There was a silence at the end of the line, and then Rosenhouse said, "You have pictures? I've been calling people all morning, nobody dares go out...where are you?"

A few minutes later, Rosenhouse showed up at the Western Union office. I thought his eyes would bulge out of his head when he saw this kid in dirty fatigues, with a couple of Leicas hanging around my neck.

Without saying a word, he grabbed me, pushed me back through the Western Union office and into a restroom. "Give me your film now, and stay here. Don't leave this room till I come back."

I had no clue that outside the Western Union office the citizenry was going nuts. They had enough of fighting, and were in mobs, looking for anyone wearing a uniform.
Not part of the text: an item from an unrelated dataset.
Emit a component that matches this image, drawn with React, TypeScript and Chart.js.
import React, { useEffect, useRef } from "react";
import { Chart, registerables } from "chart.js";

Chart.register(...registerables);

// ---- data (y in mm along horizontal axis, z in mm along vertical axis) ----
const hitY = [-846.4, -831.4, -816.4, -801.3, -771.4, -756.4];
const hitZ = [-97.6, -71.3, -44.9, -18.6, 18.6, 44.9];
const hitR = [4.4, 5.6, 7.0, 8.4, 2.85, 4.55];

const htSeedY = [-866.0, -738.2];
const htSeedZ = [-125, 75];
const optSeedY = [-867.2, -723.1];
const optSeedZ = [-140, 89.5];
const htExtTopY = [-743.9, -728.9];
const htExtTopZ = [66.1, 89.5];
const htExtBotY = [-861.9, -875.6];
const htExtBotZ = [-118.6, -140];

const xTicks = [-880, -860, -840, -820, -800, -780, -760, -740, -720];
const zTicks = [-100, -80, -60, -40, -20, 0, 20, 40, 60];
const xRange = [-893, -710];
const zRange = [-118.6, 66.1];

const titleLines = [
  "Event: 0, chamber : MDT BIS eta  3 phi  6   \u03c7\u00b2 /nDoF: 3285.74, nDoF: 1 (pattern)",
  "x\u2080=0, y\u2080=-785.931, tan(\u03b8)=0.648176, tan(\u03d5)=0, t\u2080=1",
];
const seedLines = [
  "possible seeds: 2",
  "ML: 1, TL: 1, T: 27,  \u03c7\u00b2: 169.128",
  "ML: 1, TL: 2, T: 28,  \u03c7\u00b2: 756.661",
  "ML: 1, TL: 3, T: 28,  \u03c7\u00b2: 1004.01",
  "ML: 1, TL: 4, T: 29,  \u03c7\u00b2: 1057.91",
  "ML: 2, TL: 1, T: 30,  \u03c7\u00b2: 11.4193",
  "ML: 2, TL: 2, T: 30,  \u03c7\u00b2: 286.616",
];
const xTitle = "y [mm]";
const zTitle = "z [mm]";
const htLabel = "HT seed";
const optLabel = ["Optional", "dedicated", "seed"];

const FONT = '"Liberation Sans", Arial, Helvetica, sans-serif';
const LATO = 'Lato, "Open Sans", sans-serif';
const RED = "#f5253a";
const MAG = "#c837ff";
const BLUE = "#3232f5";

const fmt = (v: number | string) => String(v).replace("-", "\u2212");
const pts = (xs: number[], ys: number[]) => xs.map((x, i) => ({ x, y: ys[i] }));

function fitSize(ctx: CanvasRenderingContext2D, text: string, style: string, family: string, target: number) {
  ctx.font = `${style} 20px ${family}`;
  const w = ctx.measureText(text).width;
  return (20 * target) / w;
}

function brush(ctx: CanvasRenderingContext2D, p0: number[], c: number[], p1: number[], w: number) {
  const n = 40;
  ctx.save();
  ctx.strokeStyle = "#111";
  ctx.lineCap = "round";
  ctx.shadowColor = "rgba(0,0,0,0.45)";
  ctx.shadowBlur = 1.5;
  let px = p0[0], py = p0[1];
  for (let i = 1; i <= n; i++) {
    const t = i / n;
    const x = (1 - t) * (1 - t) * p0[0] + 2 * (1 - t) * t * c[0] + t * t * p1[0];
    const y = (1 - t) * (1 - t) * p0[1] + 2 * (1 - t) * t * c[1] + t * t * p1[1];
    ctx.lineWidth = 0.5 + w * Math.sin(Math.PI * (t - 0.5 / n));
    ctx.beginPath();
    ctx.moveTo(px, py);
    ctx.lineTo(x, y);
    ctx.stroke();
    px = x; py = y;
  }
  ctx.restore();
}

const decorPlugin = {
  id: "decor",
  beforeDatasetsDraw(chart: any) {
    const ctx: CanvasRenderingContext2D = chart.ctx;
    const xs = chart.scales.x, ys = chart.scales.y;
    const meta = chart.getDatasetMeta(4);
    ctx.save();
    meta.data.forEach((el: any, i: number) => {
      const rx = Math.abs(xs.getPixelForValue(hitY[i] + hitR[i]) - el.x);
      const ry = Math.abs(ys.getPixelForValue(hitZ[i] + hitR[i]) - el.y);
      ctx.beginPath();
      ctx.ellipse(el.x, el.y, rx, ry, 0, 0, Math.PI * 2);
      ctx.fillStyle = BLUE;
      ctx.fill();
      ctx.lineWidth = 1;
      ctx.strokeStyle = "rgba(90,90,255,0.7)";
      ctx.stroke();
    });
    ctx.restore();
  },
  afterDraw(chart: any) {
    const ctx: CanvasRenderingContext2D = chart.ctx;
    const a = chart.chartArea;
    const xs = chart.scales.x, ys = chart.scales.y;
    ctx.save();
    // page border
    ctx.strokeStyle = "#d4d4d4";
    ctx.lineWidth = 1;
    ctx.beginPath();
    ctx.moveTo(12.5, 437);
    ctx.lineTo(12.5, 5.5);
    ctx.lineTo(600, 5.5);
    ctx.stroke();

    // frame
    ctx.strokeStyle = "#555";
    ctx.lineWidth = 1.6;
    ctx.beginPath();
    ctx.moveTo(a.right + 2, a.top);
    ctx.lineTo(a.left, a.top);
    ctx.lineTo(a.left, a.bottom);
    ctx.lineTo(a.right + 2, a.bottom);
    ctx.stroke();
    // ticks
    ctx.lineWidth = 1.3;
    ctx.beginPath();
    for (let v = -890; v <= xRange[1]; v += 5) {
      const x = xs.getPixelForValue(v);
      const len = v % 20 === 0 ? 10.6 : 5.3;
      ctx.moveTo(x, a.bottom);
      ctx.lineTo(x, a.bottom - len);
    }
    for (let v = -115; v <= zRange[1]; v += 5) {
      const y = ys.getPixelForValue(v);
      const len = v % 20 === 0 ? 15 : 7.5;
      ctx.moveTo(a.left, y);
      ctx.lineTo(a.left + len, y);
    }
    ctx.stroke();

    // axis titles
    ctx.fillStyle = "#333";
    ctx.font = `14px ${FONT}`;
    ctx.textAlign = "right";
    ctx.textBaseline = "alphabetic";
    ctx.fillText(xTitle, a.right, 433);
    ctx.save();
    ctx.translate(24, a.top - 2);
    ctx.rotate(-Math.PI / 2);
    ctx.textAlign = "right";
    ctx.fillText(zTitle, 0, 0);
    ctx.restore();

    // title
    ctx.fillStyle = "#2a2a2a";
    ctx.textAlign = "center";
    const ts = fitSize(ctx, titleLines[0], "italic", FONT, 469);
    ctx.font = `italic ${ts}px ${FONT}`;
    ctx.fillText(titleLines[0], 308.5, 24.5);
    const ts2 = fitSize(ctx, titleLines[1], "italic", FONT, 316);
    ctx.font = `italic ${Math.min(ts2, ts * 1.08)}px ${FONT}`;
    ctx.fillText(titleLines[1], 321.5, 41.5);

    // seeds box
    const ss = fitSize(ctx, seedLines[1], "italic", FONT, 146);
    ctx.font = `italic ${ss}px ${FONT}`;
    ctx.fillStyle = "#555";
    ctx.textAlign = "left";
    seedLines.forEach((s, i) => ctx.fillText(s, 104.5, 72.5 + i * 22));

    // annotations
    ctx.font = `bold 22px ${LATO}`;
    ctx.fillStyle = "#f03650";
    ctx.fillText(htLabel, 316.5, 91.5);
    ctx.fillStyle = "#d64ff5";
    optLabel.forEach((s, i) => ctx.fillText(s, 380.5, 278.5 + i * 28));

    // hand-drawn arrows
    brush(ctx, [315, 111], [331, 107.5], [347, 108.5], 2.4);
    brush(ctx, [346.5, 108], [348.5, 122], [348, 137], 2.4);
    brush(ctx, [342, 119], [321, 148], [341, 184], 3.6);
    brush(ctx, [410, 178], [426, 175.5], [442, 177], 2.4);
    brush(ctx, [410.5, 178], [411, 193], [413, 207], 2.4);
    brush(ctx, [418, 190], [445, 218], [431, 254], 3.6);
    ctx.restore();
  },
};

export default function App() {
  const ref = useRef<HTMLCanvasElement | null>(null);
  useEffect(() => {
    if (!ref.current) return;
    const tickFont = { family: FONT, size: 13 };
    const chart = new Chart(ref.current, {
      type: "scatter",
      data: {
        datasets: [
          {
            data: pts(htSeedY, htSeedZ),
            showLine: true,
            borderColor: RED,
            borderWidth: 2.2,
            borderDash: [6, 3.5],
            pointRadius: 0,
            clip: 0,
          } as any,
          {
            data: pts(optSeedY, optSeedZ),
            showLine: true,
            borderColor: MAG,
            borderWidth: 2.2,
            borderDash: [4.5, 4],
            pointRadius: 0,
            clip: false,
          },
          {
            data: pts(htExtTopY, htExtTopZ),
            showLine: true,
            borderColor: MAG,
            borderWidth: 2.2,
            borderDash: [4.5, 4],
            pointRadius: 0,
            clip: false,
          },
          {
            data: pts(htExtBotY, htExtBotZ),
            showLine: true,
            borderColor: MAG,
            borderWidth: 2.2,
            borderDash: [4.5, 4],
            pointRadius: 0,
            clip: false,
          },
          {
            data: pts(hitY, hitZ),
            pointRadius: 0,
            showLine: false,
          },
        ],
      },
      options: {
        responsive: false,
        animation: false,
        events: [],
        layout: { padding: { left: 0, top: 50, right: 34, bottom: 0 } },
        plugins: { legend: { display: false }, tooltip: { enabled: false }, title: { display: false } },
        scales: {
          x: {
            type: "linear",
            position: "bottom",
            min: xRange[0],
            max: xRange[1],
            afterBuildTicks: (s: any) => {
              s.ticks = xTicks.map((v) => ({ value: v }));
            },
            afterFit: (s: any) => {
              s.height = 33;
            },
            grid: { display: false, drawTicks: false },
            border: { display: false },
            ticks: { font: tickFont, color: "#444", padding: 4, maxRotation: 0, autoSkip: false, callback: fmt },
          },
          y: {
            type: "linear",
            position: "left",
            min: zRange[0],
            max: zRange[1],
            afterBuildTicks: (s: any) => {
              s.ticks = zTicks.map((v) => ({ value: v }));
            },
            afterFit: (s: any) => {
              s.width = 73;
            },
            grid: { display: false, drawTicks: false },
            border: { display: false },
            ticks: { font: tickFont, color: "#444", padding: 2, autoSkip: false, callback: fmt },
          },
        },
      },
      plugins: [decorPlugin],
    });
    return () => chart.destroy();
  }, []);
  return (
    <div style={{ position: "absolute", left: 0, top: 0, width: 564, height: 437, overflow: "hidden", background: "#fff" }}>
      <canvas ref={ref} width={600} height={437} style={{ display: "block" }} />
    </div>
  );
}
A couple of hours later, Rosenhouse showed up with a change of clothes. He had shipped my film on a Pan Am flight to New York. For the next 48 hours we worked together as a reporter-photographer team covering Castillo Armas' consolidation of power.

A few days later, with my first double page spread in LIFE magazine secured, I was on a plane back to New York. Building a school house never really interested me anyway.

I made enough money from a grateful LIFE magazine to buy a brand new Ford Ranch Wagon to take off to college.


A week later, LIFE ran a story about its youngest war photographer on the contents page. A photo of me was next to Alfred Eisenstadt, and the caption read: "Bless em all...the young, short and tall."